Argentina, 1985, la película sobre el Juicio a las Juntas, se enmarca en esa disputa de una forma no solo efectiva en términos históricos, sino capaz de conjugar el compromiso político con el estético en la elección deliberada de formas clásicas que permiten a esos director y guionista bastante intelectuales –Santiago Mitre y Mariano Llinás– dialogar ampliamente con la cultura popular. La mayor inteligencia de ambos radica en no decir que no a nada, es decir, no haberse negado a priori a ningún recurso narrativo –ahí están la investigación histórica, los materiales de archivo, la gran producción, la austera intimidad, la tragedia, la comedia, el sentimentalismo, los guiños sutiles, los actores consagrados y los actores amigos– a la hora de pensar qué era lo mejor para conseguir ritmo, suspenso y potencia dramática. El resultado es una película llena de vitalidad, muy poco predecible –aun cuando todos conocemos el final– y que respira un consenso en torno a la defensa de la democracia realmente emotivo, que incluye a representantes artísticos de todas las inclinaciones políticas –el espectador avezado sabrá que en la pantalla hay gente más o menos peronista, de izquierda o radical.

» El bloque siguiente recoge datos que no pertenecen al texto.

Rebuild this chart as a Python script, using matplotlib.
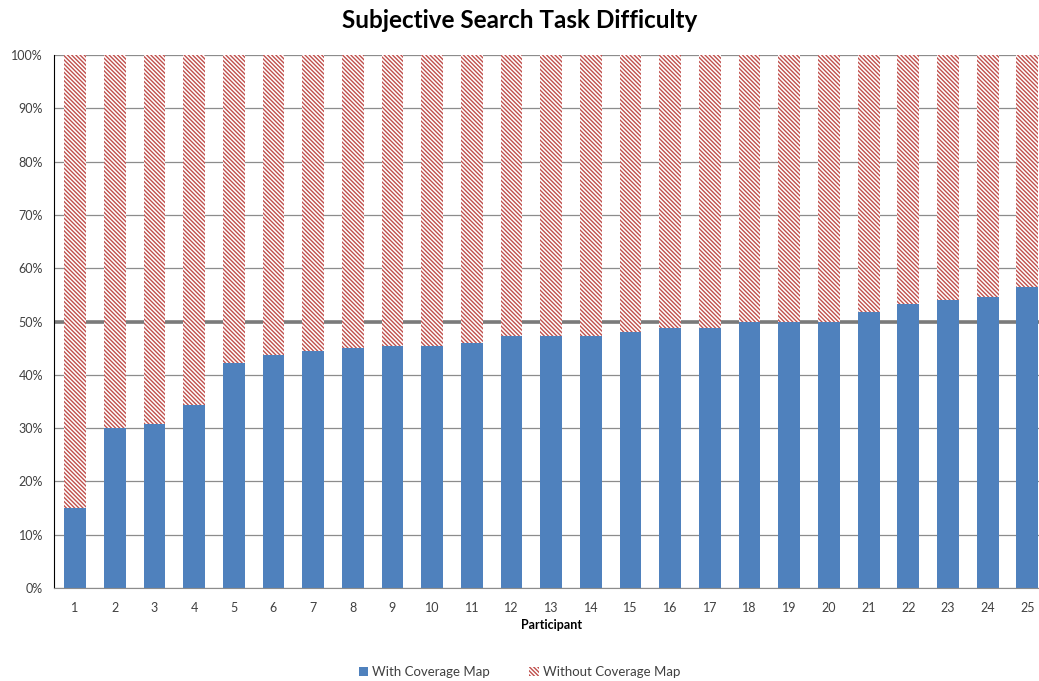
import matplotlib.pyplot as plt
import numpy as np
from matplotlib.ticker import PercentFormatter

# share of tasks judged easier, per participant (percent)
participants = [str(i) for i in range(1, 26)]
with_map = [15.0, 30.0, 30.8, 34.3, 42.2, 43.7, 44.5, 45.0, 45.5, 45.5,
            46.0, 47.3, 47.3, 47.3, 48.0, 48.8, 48.8, 50.0, 50.0, 50.0,
            51.8, 53.3, 54.1, 54.6, 56.5]
without_map = [100 - v for v in with_map]

BLUE = "#4F81BD"
RED = "#C0504D"

plt.rcParams["font.family"] = ["Lato", "DejaVu Sans"]
plt.rcParams["hatch.linewidth"] = 1.0
plt.rcParams["hatch.color"] = RED

fig = plt.figure(figsize=(10.39, 6.81), dpi=100)
ax = fig.add_axes([0.052, 0.1366, 0.957, 0.7824])

x = np.arange(1, len(participants) + 1)
ax.bar(x, with_map, width=0.55, color=BLUE, zorder=2,
       label="With Coverage Map")
ax.bar(x, without_map, bottom=with_map, width=0.55, color="white",
       edgecolor=RED, linewidth=0, hatch="\\" * 8, zorder=2,
       label="Without Coverage Map")

ax.set_xlim(0.47, 25.53)
ax.set_ylim(0, 100)
ax.set_yticks(np.arange(0, 101, 10))
ax.yaxis.set_major_formatter(PercentFormatter(decimals=0))
ax.set_xticks(x)
ax.set_xticklabels(participants)
ax.tick_params(axis="both", length=0, labelsize=9, colors="#404040")
ax.tick_params(axis="x", pad=10)
ax.tick_params(axis="y", pad=8)

ax.grid(axis="y", color="#8C8C8C", linewidth=0.9, zorder=0)
ax.set_axisbelow(True)
ax.axhline(50, color="#7A7A7A", linewidth=2.6, zorder=1)

for side in ["top", "right"]:
    ax.spines[side].set_visible(False)
ax.spines["left"].set_color("black")
ax.spines["bottom"].set_color("#8C8C8C")

ax.set_xlabel("Participant", fontsize=9, fontweight="bold", labelpad=4)
fig.suptitle("Subjective Search Task Difficulty", fontsize=17.5,
             fontweight="bold", x=0.5, y=0.987)

fig.legend(loc="center", bbox_to_anchor=(0.5, 0.013), ncol=2, frameon=False,
           fontsize=9.5, handlelength=0.7, handleheight=0.7,
           handletextpad=0.3, columnspacing=3.0, labelcolor="#404040")

fig.savefig("out.png", dpi=100)
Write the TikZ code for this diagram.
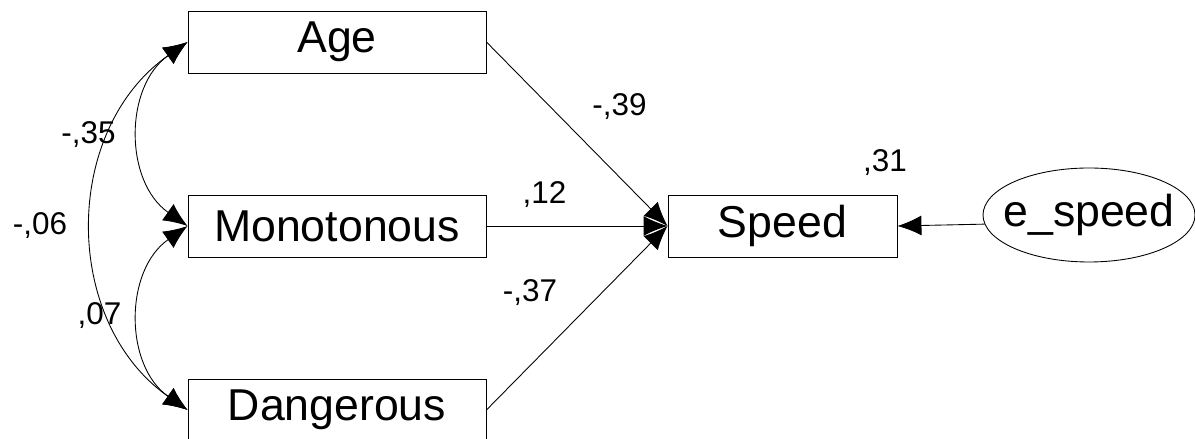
\documentclass[tikz,border=0pt]{standalone}
\usepackage{fontspec}
\setmainfont{Liberation Sans}
\usetikzlibrary{arrows.meta,shapes.geometric}
\begin{document}
\begin{tikzpicture}[
	var/.style={draw, rectangle, inner sep=0pt, minimum width=5.96cm, minimum height=1.24cm, font=\fontsize{25.4}{28}\selectfont},
	err/.style={draw, ellipse, inner xsep=-0.3cm, inner ysep=0pt, minimum width=4.24cm, minimum height=1.88cm, font=\fontsize{25.4}{28}\selectfont},
	lbl/.style={anchor=base, inner sep=0pt, font=\fontsize{17.9}{20}\selectfont},
	>={Latex[length=4.8mm, width=4mm]},
	every path/.style={line width=0.5pt}
	]
			\useasboundingbox (0,0) rectangle (23.9,8.78);
			
			\node	(age) at (6.74,7.94) [var] {Age};
			\node	(mono) at (6.74,4.26) [var] {Monotonous};
			\node	(dang) at (6.74,0.58) [var] {Dangerous};
			\node	(speed) at (15.65,4.26) [var, minimum width=4.58cm] {Speed};
			\node	(es) at (21.78,4.48) [err] {e\_speed};
			
			\node	(l35) at (1.77,5.90) [lbl] {-,35};
			\node	(l06) at (0.80,4.08) [lbl] {-,06};
			\node	(l07) at (1.99,2.28) [lbl] {,07};
			\node	(l39) at (12.39,6.46) [lbl] {-,39};
			\node	(l12) at (10.89,4.70) [lbl] {,12};
			\node	(l37) at (10.60,2.74) [lbl] {-,37};
			\node	(l31) at (17.70,5.34) [lbl] {,31};
			
			\draw 
			(age.east) edge[->] (speed.west) 
			(mono.east) edge[->] (speed.west)
			(dang.east) edge[->] (speed.west)
			(es.185) edge[->] (speed.east)
			(age.west) edge[<->, out=215, in=145, looseness=1.08] (mono.west)
			(mono.west) edge[<->, out=215, in=145, looseness=1.08] (dang.west)
			(age.west) edge[<->, out=215, in=145, looseness=1.07] (dang.west)
			;
		\end{tikzpicture}
\end{document}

El rotundo abandono de la solemnidad, que marca un hito en el abordaje de este tipo de sucesos en el cine argentino, habilita el humor y la risa, dulces caballos de Troya para abrir la predisposición hacia la comprensión cabal del horror. Del mismo modo que la reacción de la mamá de Moreno Ocampo al testimonio de Adriana Calvo de Laborde, interpretado con maestría por la increíble Laura Paredes, ejemplifica cómo solo ciertos relatos extremos en torno al dolor logran atravesar el empañado espejo de la ideología conservadora, son los momentos de afloje de la película, siempre medidos, siempre inteligentes, los que impiden que alguien que no tiene ni idea de lo sucedido o que maneja un relato muy otro (¡qué hermoso hablar con mis alumnos jóvenes sobre esta película, qué hermoso que exista!) se desentienda para continuar haciéndose el boludo, como diría algún personaje en los entrañables diálogos.

Porque se trata de una película entrañable. Pero no a la manera pseudopopular de Campanella, llena de clichés –siempre el fútbol, la decadencia burguesa, toda esa cosa costumbrista–, sino en torno al valor de la amistad, esa característica tan profunda de la cultura porteña. Toda la película rezuma razones no dichas por las que es importante parar la violencia desatada y la impunidad: los vínculos familiares que importan, como en las escenas en las que la mujer y los hijos de Strassera lo ayudan con la acusación; la ternura e ingenuidad de la juventud, llena de una valentía digna de honrarse; la relación de deber y compromiso con los maestros; la inmensa dignidad e inteligencia de tantas personas que se expusieron, sin miedo, a una posible condena social. El personaje de Strassera, en particular, con ese apodo increíble de El Loco –la realidad supera la ficción– es particularmente justo en esa dualidad drama-comedia, y la interpretación de Darín es realmente destacable. No hay nada aquí de esas miradas al horizonte al estilo telenovelesco; es como si Mitre le hubiera prohibido esos regodeos actorales para centrarlo en una neutralidad que le permite dar vida a esos diálogos escritos para él, en los que logra una incomodidad muy interesante, como si el mundo estuviera siempre rompiéndole las pelotas cuando lo que él querría, en realidad, es tirarse a escuchar música. Nada más antiheroico. Eso se refuerza con el contrapunto de Moreno Ocampo, ejemplo de una voluntad moral mucho más abierta y ceremoniosa.

Sin embargo, también queda claro que Strassera y su equipo fueron muy importantes en la consecución del juicio, y que no tuvieron miedo de arriesgar sus vidas y las de sus familias. Cuando pensamos en figuras como la de Sanguinetti, pero también en la de Tabaré Vázquez, negociando con los militares en distintos momentos de la historia con las excusas de una supuesta paz y una supuesta gobernabilidad, no queda más que sentir envidia por lo que hizo Alfonsín, por lo que llevó adelante este grupo de dementes que decidieron que sí, que iba a ser posible, y no sacrificaron la verdad ni la justicia en nombre de un progreso de corto aliento. Alegría de que existan estas películas, alegría de que haya en la historia de América Latina tantas personas que no fueron, ni son hoy, cobardes.